• Job
Your task is to copy the listing exactly. Drop any pictures from the copy.

• Dataset extract
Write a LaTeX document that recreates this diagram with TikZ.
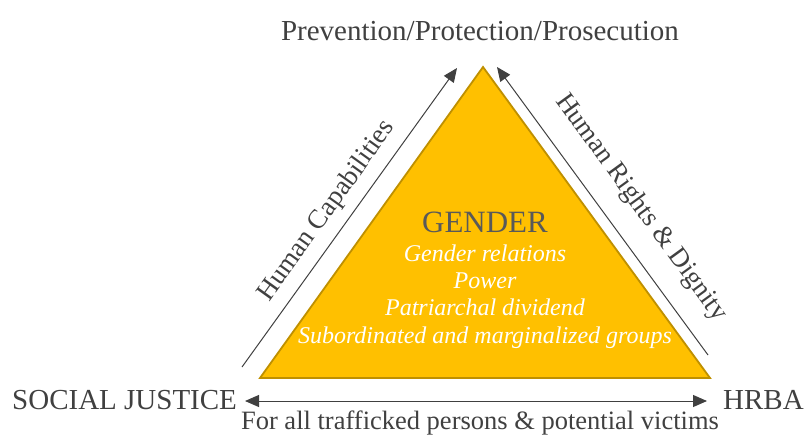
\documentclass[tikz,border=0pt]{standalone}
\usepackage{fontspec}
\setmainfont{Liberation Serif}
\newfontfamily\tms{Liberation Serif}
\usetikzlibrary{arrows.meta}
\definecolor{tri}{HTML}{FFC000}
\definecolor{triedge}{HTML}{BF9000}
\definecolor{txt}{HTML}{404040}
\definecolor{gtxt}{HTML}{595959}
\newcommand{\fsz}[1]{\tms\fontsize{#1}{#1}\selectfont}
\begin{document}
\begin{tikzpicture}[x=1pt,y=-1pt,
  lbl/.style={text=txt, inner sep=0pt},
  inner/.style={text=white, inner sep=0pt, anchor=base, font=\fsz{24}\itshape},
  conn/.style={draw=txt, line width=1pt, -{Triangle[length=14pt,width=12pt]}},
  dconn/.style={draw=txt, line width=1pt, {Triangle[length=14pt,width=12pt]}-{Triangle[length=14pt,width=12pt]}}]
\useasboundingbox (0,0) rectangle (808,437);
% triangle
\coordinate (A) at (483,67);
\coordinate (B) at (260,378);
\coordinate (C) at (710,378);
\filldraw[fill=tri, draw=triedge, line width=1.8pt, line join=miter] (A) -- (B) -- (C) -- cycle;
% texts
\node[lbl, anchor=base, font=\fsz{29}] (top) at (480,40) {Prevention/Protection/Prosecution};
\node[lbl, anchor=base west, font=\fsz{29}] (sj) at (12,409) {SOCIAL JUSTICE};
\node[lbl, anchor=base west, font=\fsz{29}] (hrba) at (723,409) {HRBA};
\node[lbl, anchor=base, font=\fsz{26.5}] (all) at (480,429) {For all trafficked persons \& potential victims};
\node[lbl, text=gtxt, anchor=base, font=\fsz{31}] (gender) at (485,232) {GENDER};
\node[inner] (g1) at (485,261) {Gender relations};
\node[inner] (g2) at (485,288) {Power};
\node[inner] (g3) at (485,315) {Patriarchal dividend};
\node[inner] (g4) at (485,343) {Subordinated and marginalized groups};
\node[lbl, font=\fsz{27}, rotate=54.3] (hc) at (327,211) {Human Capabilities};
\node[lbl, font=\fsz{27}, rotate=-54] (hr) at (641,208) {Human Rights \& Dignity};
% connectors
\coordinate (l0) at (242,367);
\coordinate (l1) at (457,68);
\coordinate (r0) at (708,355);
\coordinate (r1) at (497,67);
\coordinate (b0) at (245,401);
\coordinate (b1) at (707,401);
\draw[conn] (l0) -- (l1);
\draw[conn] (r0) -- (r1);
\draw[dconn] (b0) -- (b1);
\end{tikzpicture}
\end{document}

• Written reply
Write a LaTeX document that recreates this diagram with TikZ.
\documentclass[tikz,border=0pt]{standalone}
\usepackage{fontspec}
\setmainfont{Liberation Serif}
\newfontfamily\tms{Liberation Serif}
\usetikzlibrary{arrows.meta}
\definecolor{tri}{HTML}{FFC000}
\definecolor{triedge}{HTML}{BF9000}
\definecolor{txt}{HTML}{404040}
\definecolor{gtxt}{HTML}{595959}
\newcommand{\fsz}[1]{\tms\fontsize{#1}{#1}\selectfont}
\begin{document}
\begin{tikzpicture}[x=1pt,y=-1pt,
  lbl/.style={text=txt, inner sep=0pt},
  inner/.style={text=white, inner sep=0pt, anchor=base, font=\fsz{24}\itshape},
  conn/.style={draw=txt, line width=1pt, -{Triangle[length=14pt,width=12pt]}},
  dconn/.style={draw=txt, line width=1pt, {Triangle[length=14pt,width=12pt]}-{Triangle[length=14pt,width=12pt]}}]
\useasboundingbox (0,0) rectangle (808,437);
% triangle
\coordinate (A) at (483,67);
\coordinate (B) at (260,378);
\coordinate (C) at (710,378);
\filldraw[fill=tri, draw=triedge, line width=1.8pt, line join=miter] (A) -- (B) -- (C) -- cycle;
% texts
\node[lbl, anchor=base, font=\fsz{29}] (top) at (480,40) {Prevention/Protection/Prosecution};
\node[lbl, anchor=base west, font=\fsz{29}] (sj) at (12,409) {SOCIAL JUSTICE};
\node[lbl, anchor=base west, font=\fsz{29}] (hrba) at (723,409) {HRBA};
\node[lbl, anchor=base, font=\fsz{26.5}] (all) at (480,429) {For all trafficked persons \& potential victims};
\node[lbl, text=gtxt, anchor=base, font=\fsz{31}] (gender) at (485,232) {GENDER};
\node[inner] (g1) at (485,261) {Gender relations};
\node[inner] (g2) at (485,288) {Power};
\node[inner] (g3) at (485,315) {Patriarchal dividend};
\node[inner] (g4) at (485,343) {Subordinated and marginalized groups};
\node[lbl, font=\fsz{27}, rotate=54.3] (hc) at (327,211) {Human Capabilities};
\node[lbl, font=\fsz{27}, rotate=-54] (hr) at (641,208) {Human Rights \& Dignity};
% connectors
\coordinate (l0) at (242,367);
\coordinate (l1) at (457,68);
\coordinate (r0) at (708,355);
\coordinate (r1) at (497,67);
\coordinate (b0) at (245,401);
\coordinate (b1) at (707,401);
\draw[conn] (l0) -- (l1);
\draw[conn] (r0) -- (r1);
\draw[dconn] (b0) -- (b1);
\end{tikzpicture}
\end{document}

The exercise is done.